The growth area in employment is in the new e-business, high-tech world. As parents, we owe it to our children to educate ourselves about the jobs in this brave new world, so that we can inform them of their options and allow them to select from a large range of employment opportunities.

I'm not suggesting that all graduates should be computer scientists or software developers. No, it's about opening our minds and theirs to all the opportunities, so that they don't end up as square pegs in round holes after years of study.

We are seeing a large increase in the dropout rate of students in their first year of college - often because courses are selected on the basis of highest CAO points attained at Leaving Certificate, rather than on understanding of the career chosen.

Another set of influencers well placed to help and lead young people to make the best choice are teachers and career guidance counsellors. I group them together because I believe that an inspiring teacher who is passionate about his or her own subject can be a real source of influence for young students. This is especially so where the subject is linked to real-life experience, such as the science subjects.

However, unfortunately, not all teachers or career guidance counsellors are inspirational, and as a parent whose children both struggled to make career choices, I was not impressed with too-little, too-late guidance I witnessed first hand. As a product of an inadequate service in the past, I was disappointed to realise that little had progressed in the intervening 20 years and more.

Need for an upgrade

There are, I believe, a number of reasons for this. The career guidance services are vastly under-resourced, with a ratio in some cases of one counsellor for up to 500 students. Up to quite recently, most counsellors did not have a computer or access to computer programmes with career-specific information. The development of career-related, tailor-made software is of paramount importance, as is the training of guidance counsellors who can direct their students into careers best suited to their talents and abilities.

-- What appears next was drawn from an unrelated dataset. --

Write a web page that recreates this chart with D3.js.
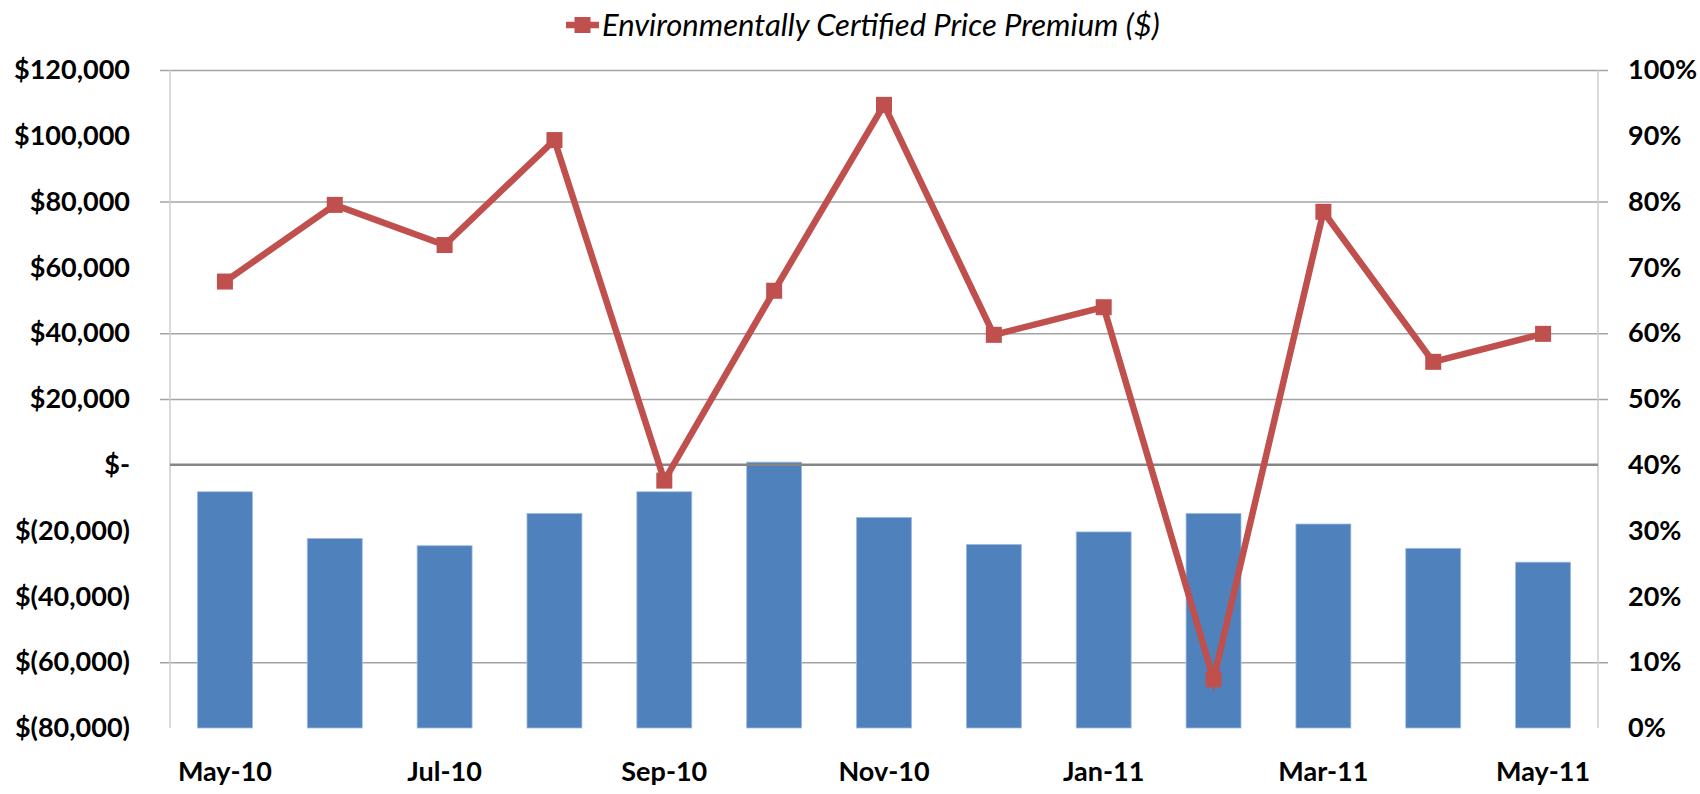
<!DOCTYPE html>
<html>
<head>
<meta charset="utf-8">
<script src="https://cdn.jsdelivr.net/npm/d3@7"></script>
<style>
  html, body { margin: 0; padding: 0; background: #fff; }
  svg { display: block; }
  text { font-family: Lato, "Open Sans", sans-serif; fill: #000; }
</style>
</head>
<body>
<svg id="chart" width="1700" height="794"></svg>
<script>
const categories = ["May-10","Jun-10","Jul-10","Aug-10","Sep-10","Oct-10","Nov-10","Dec-10","Jan-11","Feb-11","Mar-11","Apr-11","May-11"];
const premium = [55700, 79000, 66800, 98700, -4800, 52900, 109400, 39500, 47900, -65200, 76900, 31300, 39800];
const sharePct = [35.9, 28.8, 27.7, 32.6, 35.9, 40.4, 32.0, 27.9, 29.8, 32.6, 31.0, 27.3, 25.2];
const leftTicks = [120000, 100000, 80000, 60000, 40000, 20000, 0, -20000, -40000, -60000, -80000];
const leftTickLabels = ["$120,000","$100,000","$80,000","$60,000","$40,000","$20,000","$-","$(20,000)","$(40,000)","$(60,000)","$(80,000)"];
const rightTicks = [100, 90, 80, 70, 60, 50, 40, 30, 20, 10, 0];
const rightTickLabels = ["100%","90%","80%","70%","60%","50%","40%","30%","20%","10%","0%"];
const xTickLabels = ["May-10","Jul-10","Sep-10","Nov-10","Jan-11","Mar-11","May-11"];
const gridLevels = [120000, 80000, 40000, 20000, -60000];
const legendLabel = "Environmentally Certified Price Premium ($)";

const svg = d3.select("#chart");
const L = 170, R = 1598, T = 70, B = 728;

const x = d3.scaleBand().domain(categories).range([L, R]).paddingInner(0.5).paddingOuter(0.25);
const yL = d3.scaleLinear().domain([-80000, 120000]).range([B, T]);
const yR = d3.scaleLinear().domain([0, 100]).range([B, T]);

// gridlines
const grid = svg.append("g")
  .call(d3.axisLeft(yL).tickValues(gridLevels).tickSize(-(R - L) - 20).tickFormat(""))
  .attr("transform", `translate(${R + 10},0)`);
grid.select(".domain").remove();
grid.selectAll("line").attr("stroke", "#a3a3a3").attr("stroke-width", 1.5).attr("x1", 0).attr("x2", -(R - L) - 20);

// vertical axis lines
svg.append("line").attr("x1", L).attr("x2", L).attr("y1", T).attr("y2", B).attr("stroke", "#cccccc").attr("stroke-width", 1.5);
svg.append("line").attr("x1", R).attr("x2", R).attr("y1", T).attr("y2", B).attr("stroke", "#cccccc").attr("stroke-width", 1.5);

// bars
svg.append("g").selectAll("rect").data(categories).join("rect")
  .attr("x", d => x(d))
  .attr("width", x.bandwidth())
  .attr("y", (d, i) => yR(sharePct[i]))
  .attr("height", (d, i) => yR(0) - yR(sharePct[i]))
  .attr("fill", "#4f81bd")
  .attr("stroke", "#9dbbe0").attr("stroke-width", 0.8);

// zero line
svg.append("line").attr("x1", L).attr("x2", R).attr("y1", yL(0)).attr("y2", yL(0))
  .attr("stroke", "#858585").attr("stroke-width", 2.6);

// line series
const cx = d => x(d) + x.bandwidth() / 2;
const line = d3.line().x((d, i) => cx(categories[i])).y(d => yL(d));
svg.append("path").datum(premium).attr("d", line)
  .attr("fill", "none").attr("stroke", "#c0504d").attr("stroke-width", 6.5).attr("stroke-linejoin", "miter");
svg.append("g").selectAll("rect").data(premium).join("rect")
  .attr("x", (d, i) => cx(categories[i]) - 8)
  .attr("y", d => yL(d) - 8)
  .attr("width", 16).attr("height", 16)
  .attr("fill", "#c0504d");

// left axis labels
const la = svg.append("g").attr("transform", `translate(${L},0)`)
  .call(d3.axisLeft(yL).tickValues(leftTicks).tickSize(0).tickPadding(40).tickFormat((d, i) => leftTickLabels[i]));
la.select(".domain").remove();
la.selectAll("text").attr("font-size", 27).attr("font-weight", "bold").attr("font-family", "Lato, sans-serif").attr("fill", "#000");

// right axis labels
const ra = svg.append("g").attr("transform", `translate(${R},0)`)
  .call(d3.axisRight(yR).tickValues(rightTicks).tickSize(0).tickPadding(30).tickFormat((d, i) => rightTickLabels[i]));
ra.select(".domain").remove();
ra.selectAll("text").attr("font-size", 27).attr("font-weight", "bold").attr("font-family", "Lato, sans-serif").attr("fill", "#000");

// x axis labels
const xa = svg.append("g").attr("transform", `translate(0,${B})`)
  .call(d3.axisBottom(x).tickValues(xTickLabels).tickSize(0).tickPadding(34));
xa.select(".domain").remove();
xa.selectAll("text").attr("font-size", 27).attr("font-weight", "bold").attr("font-family", "Lato, sans-serif").attr("fill", "#000");

// legend
const lg = svg.append("g").attr("transform", "translate(566,25)");
lg.append("line").attr("x1", 0).attr("x2", 33).attr("y1", 0).attr("y2", 0).attr("stroke", "#c0504d").attr("stroke-width", 6.5);
lg.append("rect").attr("x", 8.5).attr("y", -8).attr("width", 16).attr("height", 16).attr("fill", "#c0504d");
lg.append("text").attr("x", 36).attr("y", 0).attr("dy", "0.35em")
  .attr("font-size", 31).attr("font-style", "italic").attr("fill", "#111").text(legendLabel);
</script>
</body>
</html>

This also requires that guidance counsellors source the latest education and training information available for students and establish links with industry.

Yes, Ireland does have a well-educated workforce and the Department of Education and Science is to be complimented on its proactive strategy to ensure Ireland is aware and responds to the needs of the labour market. Our universities and especially our institutes of technology are working closely with industry to ensure the relevance and availability of degrees and certificates for our future needs. But are our students being made aware of these developments?

Many companies are now looking to eastern Europe and Asia to find the skills required for this new e-business world. Will Ireland lose its competitive advantage and be left behind by countries once perceived as less developed than ourselves? It would be a great tragedy if, having attracted the top blue-chip technology companies into Ireland because of the availability of educated and suitably skilled workers, we were to discover that the skills needed and being offered in the marketplace were not the skills being acquired by our students.

A career-guidance service must be in touch with the labour market to ensure students are informed and assisted in making the correct choices for them. Career choice should not be a case of hit and miss; it should be the result of a well-informed decision based on the talents, interests and potential of each student.

Una Halligan is public affairs manager at Hewlett-Packard.